* _Work to do_:
All lines below must be repeated exactly, with the pictures omitted.

* _Given information_:
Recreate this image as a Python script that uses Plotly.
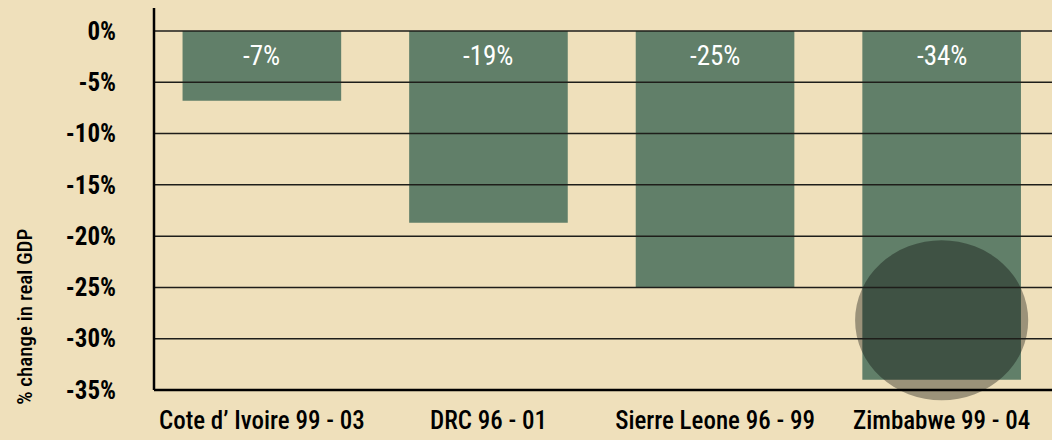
import plotly.graph_objects as go

# ---- data ----
categories = ["Cote d’ Ivoire 99 - 03", "DRC 96 - 01", "Sierre Leone 96 - 99", "Zimbabwe 99 - 04"]
values = [-6.8, -18.7, -25.0, -34.0]
bar_labels = ["-7%", "-19%", "-25%", "-34%"]
tick_vals = [0, -5, -10, -15, -20, -25, -30, -35]
tick_text = ["0%", "-5%", "-10%", "-15%", "-20%", "-25%", "-30%", "-35%"]
y_title = "% change in real GDP"
highlight_index = 3

# ---- style ----
BG = "#efe0bb"
BAR = "#617f69"
FONT = "Roboto Condensed, Open Sans Condensed, sans-serif"
Y_MIN, Y_MAX = -36.07, 2.24
X_MIN, X_MAX = -0.476, 3.487

fig = go.Figure(
    go.Bar(
        x=list(range(len(categories))),
        y=values,
        width=0.7,
        marker=dict(color=BAR, line=dict(width=0)),
        hoverinfo="skip",
    )
)

shapes = []
# highlight ellipse
shapes.append(dict(
    type="circle", xref="x", yref="y", layer="above",
    x0=highlight_index - 0.382, x1=highlight_index + 0.382,
    y0=-36.0, y1=-20.4,
    fillcolor="rgba(0,0,0,0.35)", line=dict(width=0),
))
# gridlines over bars
for v in tick_vals[:-1]:
    shapes.append(dict(
        type="line", xref="paper", yref="y", layer="above",
        x0=0, x1=1, y0=v, y1=v,
        line=dict(color="#1e1e1a", width=1.5),
    ))
# x axis line at the bottom tick
shapes.append(dict(
    type="line", xref="paper", yref="y", layer="above",
    x0=0, x1=1, y0=tick_vals[-1], y1=tick_vals[-1],
    line=dict(color="#000000", width=2.5),
))
# y axis line
shapes.append(dict(
    type="line", xref="paper", yref="y", layer="above",
    x0=0, x1=0, y0=tick_vals[-1], y1=Y_MAX,
    line=dict(color="#000000", width=2.5),
))

annotations = []
for i, lab in enumerate(bar_labels):
    annotations.append(dict(
        x=i, y=0, xref="x", yref="y", text=lab, showarrow=False,
        yanchor="top", yshift=-7,
        font=dict(family=FONT, size=27, color="#ffffff", weight="normal"),
    ))
annotations.append(dict(
    x=-0.1437, y=0.214, xref="paper", yref="paper", text=y_title,
    showarrow=False, textangle=-90, xanchor="center", yanchor="middle",
    font=dict(family=FONT, size=21, color="#000000", weight=500),
))

fig.update_layout(
    width=1052, height=440,
    margin=dict(l=154, r=0, t=8, b=39),
    paper_bgcolor=BG, plot_bgcolor=BG,
    showlegend=False,
    shapes=shapes,
    annotations=annotations,
    xaxis=dict(
        range=[X_MIN, X_MAX],
        tickvals=list(range(len(categories))), ticktext=categories,
        showgrid=False, zeroline=False, showline=False, ticks="",
        tickfont=dict(family=FONT, size=25, color="#000000", weight=500),
        ticklabelstandoff=2, ticklabeloverflow="allow",
    ),
    yaxis=dict(
        range=[Y_MIN, Y_MAX],
        tickvals=tick_vals, ticktext=tick_text,
        showgrid=False, zeroline=False, showline=False, ticks="",
        tickfont=dict(family=FONT, size=25, color="#000000", weight="bold"),
        ticklabelstandoff=37,
    ),
)

fig.write_html("out.html", post_script="document.body.style.margin='0';",
               config={"displayModeBar": False})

* _Finished exercise_:
Recreate this image as a Python script that uses Plotly.
import plotly.graph_objects as go

# ---- data ----
categories = ["Cote d’ Ivoire 99 - 03", "DRC 96 - 01", "Sierre Leone 96 - 99", "Zimbabwe 99 - 04"]
values = [-6.8, -18.7, -25.0, -34.0]
bar_labels = ["-7%", "-19%", "-25%", "-34%"]
tick_vals = [0, -5, -10, -15, -20, -25, -30, -35]
tick_text = ["0%", "-5%", "-10%", "-15%", "-20%", "-25%", "-30%", "-35%"]
y_title = "% change in real GDP"
highlight_index = 3

# ---- style ----
BG = "#efe0bb"
BAR = "#617f69"
FONT = "Roboto Condensed, Open Sans Condensed, sans-serif"
Y_MIN, Y_MAX = -36.07, 2.24
X_MIN, X_MAX = -0.476, 3.487

fig = go.Figure(
    go.Bar(
        x=list(range(len(categories))),
        y=values,
        width=0.7,
        marker=dict(color=BAR, line=dict(width=0)),
        hoverinfo="skip",
    )
)

shapes = []
# highlight ellipse
shapes.append(dict(
    type="circle", xref="x", yref="y", layer="above",
    x0=highlight_index - 0.382, x1=highlight_index + 0.382,
    y0=-36.0, y1=-20.4,
    fillcolor="rgba(0,0,0,0.35)", line=dict(width=0),
))
# gridlines over bars
for v in tick_vals[:-1]:
    shapes.append(dict(
        type="line", xref="paper", yref="y", layer="above",
        x0=0, x1=1, y0=v, y1=v,
        line=dict(color="#1e1e1a", width=1.5),
    ))
# x axis line at the bottom tick
shapes.append(dict(
    type="line", xref="paper", yref="y", layer="above",
    x0=0, x1=1, y0=tick_vals[-1], y1=tick_vals[-1],
    line=dict(color="#000000", width=2.5),
))
# y axis line
shapes.append(dict(
    type="line", xref="paper", yref="y", layer="above",
    x0=0, x1=0, y0=tick_vals[-1], y1=Y_MAX,
    line=dict(color="#000000", width=2.5),
))

annotations = []
for i, lab in enumerate(bar_labels):
    annotations.append(dict(
        x=i, y=0, xref="x", yref="y", text=lab, showarrow=False,
        yanchor="top", yshift=-7,
        font=dict(family=FONT, size=27, color="#ffffff", weight="normal"),
    ))
annotations.append(dict(
    x=-0.1437, y=0.214, xref="paper", yref="paper", text=y_title,
    showarrow=False, textangle=-90, xanchor="center", yanchor="middle",
    font=dict(family=FONT, size=21, color="#000000", weight=500),
))

fig.update_layout(
    width=1052, height=440,
    margin=dict(l=154, r=0, t=8, b=39),
    paper_bgcolor=BG, plot_bgcolor=BG,
    showlegend=False,
    shapes=shapes,
    annotations=annotations,
    xaxis=dict(
        range=[X_MIN, X_MAX],
        tickvals=list(range(len(categories))), ticktext=categories,
        showgrid=False, zeroline=False, showline=False, ticks="",
        tickfont=dict(family=FONT, size=25, color="#000000", weight=500),
        ticklabelstandoff=2, ticklabeloverflow="allow",
    ),
    yaxis=dict(
        range=[Y_MIN, Y_MAX],
        tickvals=tick_vals, ticktext=tick_text,
        showgrid=False, zeroline=False, showline=False, ticks="",
        tickfont=dict(family=FONT, size=25, color="#000000", weight="bold"),
        ticklabelstandoff=37,
    ),
)

fig.write_html("out.html", post_script="document.body.style.margin='0';",
               config={"displayModeBar": False})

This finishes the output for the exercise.